Our last day in the mountains was beautiful, we woke to sunny skies and warm temps. The hike out of Laguna Verde was mellow as we climbed the grassy ridge manicured by all the grazing sheep. The thought of food and touching base with our loved ones had us anxious to get back to the small town of Cocuy.
What we thought was going to be a quick short day turned into an all day slog, we crested the last pass and could see the road we need to walk out on bellow us; which would take us to a hacienda were we could call a 4x4 from town to pic us up. We reached the road and around every bend was more road for as far as the eye could see, each corner was a kick in the balls. We split our last can of tuna 4 ways and divide up a hand full of crackers for lunch and walked on.
Along the way we crossed paths with several groups of indigenous people on horseback making there way back into the mountains, a couple days prior had been a huge festival in town and everyone we came across looked like they had partied pretty hard.
The first sight of the hacienda in the distance was a huge relief, by now the sun was getting low and we knew we did not have much time left to get a lift. The caretakers were super nice and made some calls which had us bouncing back to Cucoy in an old Mitsubishi trooper as the sun set.
Our time in the mountains of Colombia will be cherished for the rest of our lives, meeting Ana and Miguel was increadible, it felt like we have know each other for our whole lives.
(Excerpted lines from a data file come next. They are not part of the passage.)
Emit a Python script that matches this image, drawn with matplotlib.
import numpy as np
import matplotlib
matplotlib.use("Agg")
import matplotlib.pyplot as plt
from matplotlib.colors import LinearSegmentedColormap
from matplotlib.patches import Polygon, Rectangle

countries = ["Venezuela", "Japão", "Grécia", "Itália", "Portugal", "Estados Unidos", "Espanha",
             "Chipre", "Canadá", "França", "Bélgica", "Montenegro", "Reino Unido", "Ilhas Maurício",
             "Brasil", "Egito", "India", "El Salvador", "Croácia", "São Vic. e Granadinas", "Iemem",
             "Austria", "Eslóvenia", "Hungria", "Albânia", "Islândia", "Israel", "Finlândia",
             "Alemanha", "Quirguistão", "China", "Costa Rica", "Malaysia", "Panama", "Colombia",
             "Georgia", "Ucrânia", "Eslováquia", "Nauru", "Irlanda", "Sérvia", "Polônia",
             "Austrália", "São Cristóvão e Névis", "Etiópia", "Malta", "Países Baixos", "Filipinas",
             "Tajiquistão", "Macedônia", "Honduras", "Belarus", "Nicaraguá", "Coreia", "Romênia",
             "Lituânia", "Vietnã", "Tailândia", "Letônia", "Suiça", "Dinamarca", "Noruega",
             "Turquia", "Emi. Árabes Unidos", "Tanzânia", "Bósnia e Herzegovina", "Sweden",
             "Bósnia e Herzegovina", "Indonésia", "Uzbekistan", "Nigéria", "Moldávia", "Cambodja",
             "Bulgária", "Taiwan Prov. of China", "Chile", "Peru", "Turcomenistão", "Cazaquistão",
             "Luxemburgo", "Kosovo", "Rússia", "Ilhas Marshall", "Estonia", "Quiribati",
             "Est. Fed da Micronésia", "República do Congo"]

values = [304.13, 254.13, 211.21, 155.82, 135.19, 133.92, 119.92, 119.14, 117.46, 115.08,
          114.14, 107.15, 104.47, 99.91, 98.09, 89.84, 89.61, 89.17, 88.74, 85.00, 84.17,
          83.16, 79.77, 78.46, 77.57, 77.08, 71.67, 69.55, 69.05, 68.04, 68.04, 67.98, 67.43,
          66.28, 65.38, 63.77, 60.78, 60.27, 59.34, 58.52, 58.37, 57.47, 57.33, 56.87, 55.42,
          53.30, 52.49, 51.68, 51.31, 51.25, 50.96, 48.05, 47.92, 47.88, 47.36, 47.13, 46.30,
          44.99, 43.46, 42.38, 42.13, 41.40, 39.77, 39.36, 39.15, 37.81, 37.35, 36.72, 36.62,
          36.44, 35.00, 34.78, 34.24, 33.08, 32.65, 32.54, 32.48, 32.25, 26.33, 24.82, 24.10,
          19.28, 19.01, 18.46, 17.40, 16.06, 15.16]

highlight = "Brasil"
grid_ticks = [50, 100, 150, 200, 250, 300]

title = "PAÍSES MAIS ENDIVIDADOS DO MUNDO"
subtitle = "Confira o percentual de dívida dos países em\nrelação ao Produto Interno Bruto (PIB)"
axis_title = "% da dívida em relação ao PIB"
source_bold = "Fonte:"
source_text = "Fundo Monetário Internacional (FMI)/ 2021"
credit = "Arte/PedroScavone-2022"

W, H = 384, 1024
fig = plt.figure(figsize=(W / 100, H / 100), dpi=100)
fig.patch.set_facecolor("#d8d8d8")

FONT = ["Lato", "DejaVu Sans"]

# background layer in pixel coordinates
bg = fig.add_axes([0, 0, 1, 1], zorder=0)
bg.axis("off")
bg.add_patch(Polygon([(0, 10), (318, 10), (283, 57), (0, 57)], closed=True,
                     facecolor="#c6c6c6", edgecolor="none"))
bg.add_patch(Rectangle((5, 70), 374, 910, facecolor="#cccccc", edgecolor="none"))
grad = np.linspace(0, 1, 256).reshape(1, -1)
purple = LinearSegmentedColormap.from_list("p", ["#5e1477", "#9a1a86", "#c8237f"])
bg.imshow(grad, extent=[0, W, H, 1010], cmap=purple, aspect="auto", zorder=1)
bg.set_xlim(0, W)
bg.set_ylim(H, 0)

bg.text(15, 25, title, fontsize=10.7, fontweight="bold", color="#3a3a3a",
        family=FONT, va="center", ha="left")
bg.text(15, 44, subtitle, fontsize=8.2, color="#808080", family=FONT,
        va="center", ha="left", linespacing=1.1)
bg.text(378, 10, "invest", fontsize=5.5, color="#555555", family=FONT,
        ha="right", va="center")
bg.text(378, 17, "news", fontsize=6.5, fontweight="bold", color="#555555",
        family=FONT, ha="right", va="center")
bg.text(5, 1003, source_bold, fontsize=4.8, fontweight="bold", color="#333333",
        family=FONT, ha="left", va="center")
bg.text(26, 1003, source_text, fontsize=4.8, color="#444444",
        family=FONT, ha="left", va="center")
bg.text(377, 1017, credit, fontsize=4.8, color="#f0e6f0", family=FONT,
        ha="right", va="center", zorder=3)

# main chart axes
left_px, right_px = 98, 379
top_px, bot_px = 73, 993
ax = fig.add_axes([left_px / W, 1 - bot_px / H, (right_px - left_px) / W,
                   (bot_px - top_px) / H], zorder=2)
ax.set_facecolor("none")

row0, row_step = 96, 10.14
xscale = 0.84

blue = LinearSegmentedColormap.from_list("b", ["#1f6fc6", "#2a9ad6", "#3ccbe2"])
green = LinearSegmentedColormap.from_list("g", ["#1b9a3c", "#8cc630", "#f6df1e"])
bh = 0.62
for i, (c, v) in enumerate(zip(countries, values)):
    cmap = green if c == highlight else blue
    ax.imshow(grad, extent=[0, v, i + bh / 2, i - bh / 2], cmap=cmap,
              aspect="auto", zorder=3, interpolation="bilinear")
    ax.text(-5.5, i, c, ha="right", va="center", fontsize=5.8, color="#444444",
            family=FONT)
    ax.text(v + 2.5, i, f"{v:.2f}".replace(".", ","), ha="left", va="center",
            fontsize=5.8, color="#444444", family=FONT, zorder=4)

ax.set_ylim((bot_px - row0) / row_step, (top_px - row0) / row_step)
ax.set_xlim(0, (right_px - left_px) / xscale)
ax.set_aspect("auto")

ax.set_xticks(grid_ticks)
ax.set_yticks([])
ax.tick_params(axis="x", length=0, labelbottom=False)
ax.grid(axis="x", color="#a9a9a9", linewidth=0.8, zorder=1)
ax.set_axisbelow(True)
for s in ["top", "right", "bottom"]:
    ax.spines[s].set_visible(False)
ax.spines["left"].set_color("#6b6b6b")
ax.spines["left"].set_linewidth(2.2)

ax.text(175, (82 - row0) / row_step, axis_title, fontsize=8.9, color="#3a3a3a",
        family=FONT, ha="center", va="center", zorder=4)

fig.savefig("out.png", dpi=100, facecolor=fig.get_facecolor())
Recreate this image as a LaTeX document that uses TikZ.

They live lives that we aspire too, keeping things simple and living healthy with little dependency on outside services. The local people we met in the mountains were the nicest we encountered so far on the trip, to think that the areas we explored were off limits and war zones only 10 years ago was humbling, we have never felt more welcomed and safe than we did in the high sierras.
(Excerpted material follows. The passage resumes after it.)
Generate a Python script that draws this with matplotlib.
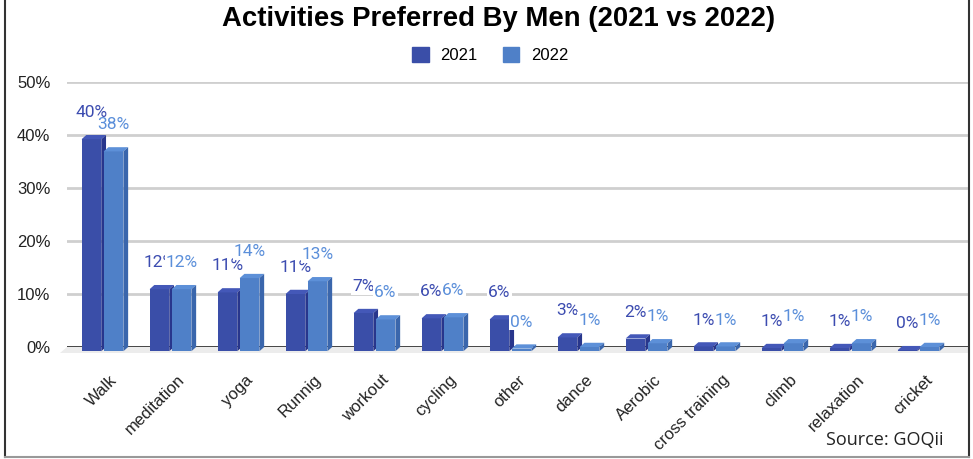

We were sad to leave but warmer temps were calling us, Ana and Miguel had recommended some water falls and hiking deep in the southern corner of Colombia outside of a town called Mocoa. We rode in the rain for the better part of two days before reaching Macoa, it was a hectic little town with millions of motorcycles buzzing around, we found a nice hostel and suited up for some waterfall swimming.
About an hour into the hike I had what felt like a rock stuck in my boot eating away at my heal, I put if off stubbornly but once I started getting bad itches and sweats I knew something was up, I have some severe allergies to bug bites and sure enough there was an ant tearing apart my foot. I forgot to bring my Epi Pen with me and by now was deep in the jungle about to have a full reaction. All we could do was start running hoping to get back to the hostel before it got real bad, we made it to the trail head and caught a ride in a truck just as my entire body was swelling with hives. I took some benadril hoping not to use my Epi Pen since I only had one with me. Jordan left for a minute only to return and find me passed out on the floor with a used Epi Pen and the sink full of vomit. I had never had that bad of a reaction and got lucky, crazy to think how a tiny bug can take you down so easily.
I fell asleep for a solid 20 hours and jordan caught up on laundry and family, we had commitments to be in Cusco in a couple weeks to spend some time with Jordans dad and sister so we had to hit the road, leaving the jungle explorations behind for another time.